Monday Morning Quarterback
I often get asked by the younger generation why Clemson and Georgia dislike each other so much. It is a question that is not hard to answer.
They just do not.
Georgia is as natural of a rival to Clemson as South Carolina is and considering today’s landscape in college football they could be more.
Georgia and Clemson sit about 75 miles from one another, and they often go head-to-head for the same players in recruiting. The only reason the younger generation does not look at Clemson and Georgia as rivals is due to the fact, they do not play each other every year.
In fact, they have met just four times on the gridiron since 1995, with the last meeting coming in 2014.
But prior to that, the Tigers and Bulldogs faced each other every year, with the exception of 1966 and 1972, from 1962-’87. By the end of that 26-year stretch, Clemson vs. Georgia became one of the best rivalries in college football.
Why did it become such a big game?
Because they both became nationally relevant, and the games were epic.
From 1977-’87, Clemson won five times, Georgia won five times and there was one tie. Nine of the 11 games were decided by a touchdown or less and the average margin of victory was 4.7 points.
In 1980, though Clemson dominated the game statistically, the Bulldogs pulled out a 20-16 victory on their way to a national championship. In 1981, the Tigers returned the favor by forcing nine Georgia turnovers in a 13-3 win, en route to the 1981 national championship. That turned out to be Herschel Walker’s only regular season loss in a Georgia uniform.

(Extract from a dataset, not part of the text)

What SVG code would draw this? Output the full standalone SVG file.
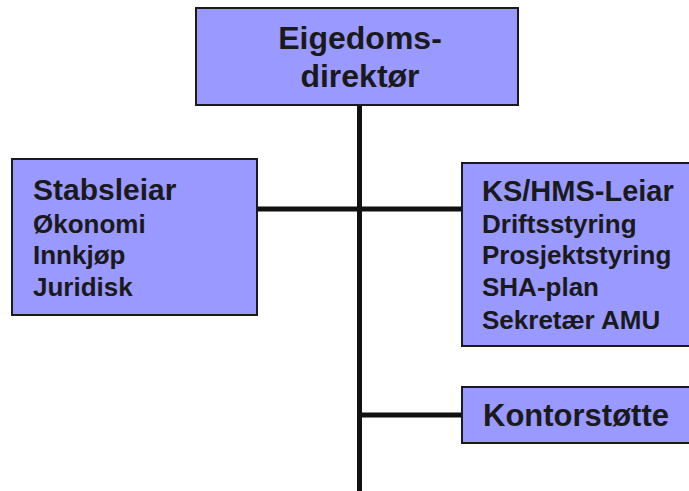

In 1982, the two teams agreed to move the game to open the season on Labor Day to accommodate television, as ABC carried the game in primetime. Dubbed the Battle of Champions, it became the first college football game played on Labor Day Night.
In a hard fought, physical game, the Bulldogs outlasted Clemson, 13-7, in Athens. It was Clemson’s only loss in 1982 and Georgia went on to an undefeated regular season and played for another national championship.
Georgia rallied from a 16-3 deficit in 1983 to tie the Tigers, 16-16, at Death Valley, as each team missed an opportunity at a game-winning field goal in the final seconds. In 1984, Kevin Butler kicked a then NCAA record 60-yard field goal to beat Clemson in the final seconds.
Again, Georgia rallied at Death Valley, this time scoring 17 unanswered points in the fourth quarter to edge the Tigers, 20-13, in 1985.
Clemson returned the favor in 1986 and ’87, rallying late in both games to beat the Bulldogs. David Treadwell kicked a 49-yard field as time expired to beat Georgia in Athens, 31-28, in 1986 and then he did it again, this time from 21 yards with two seconds to play, in 1987 for a 21-20 win.
The yearly home-and-home series was stopped in 1988 due to the fact Georgia had to add another SEC game to its schedule.
Those that remember those extraordinary 11 years when both programs, like now, were consistently ranked in the top 15 and were nationally relevant, understand the bad blood between Clemson and Georgia.
They lived through some of the best games the series has ever offered. They can only hope this year’s game, which will open the 2021 season for both teams in 12 days, will live up to the hype and it is as good of a game as anyone of those 11 games from 1977-’87.
Then, and only then, can the younger generations get a sense of why Clemson vs. Georgia is a rivalry.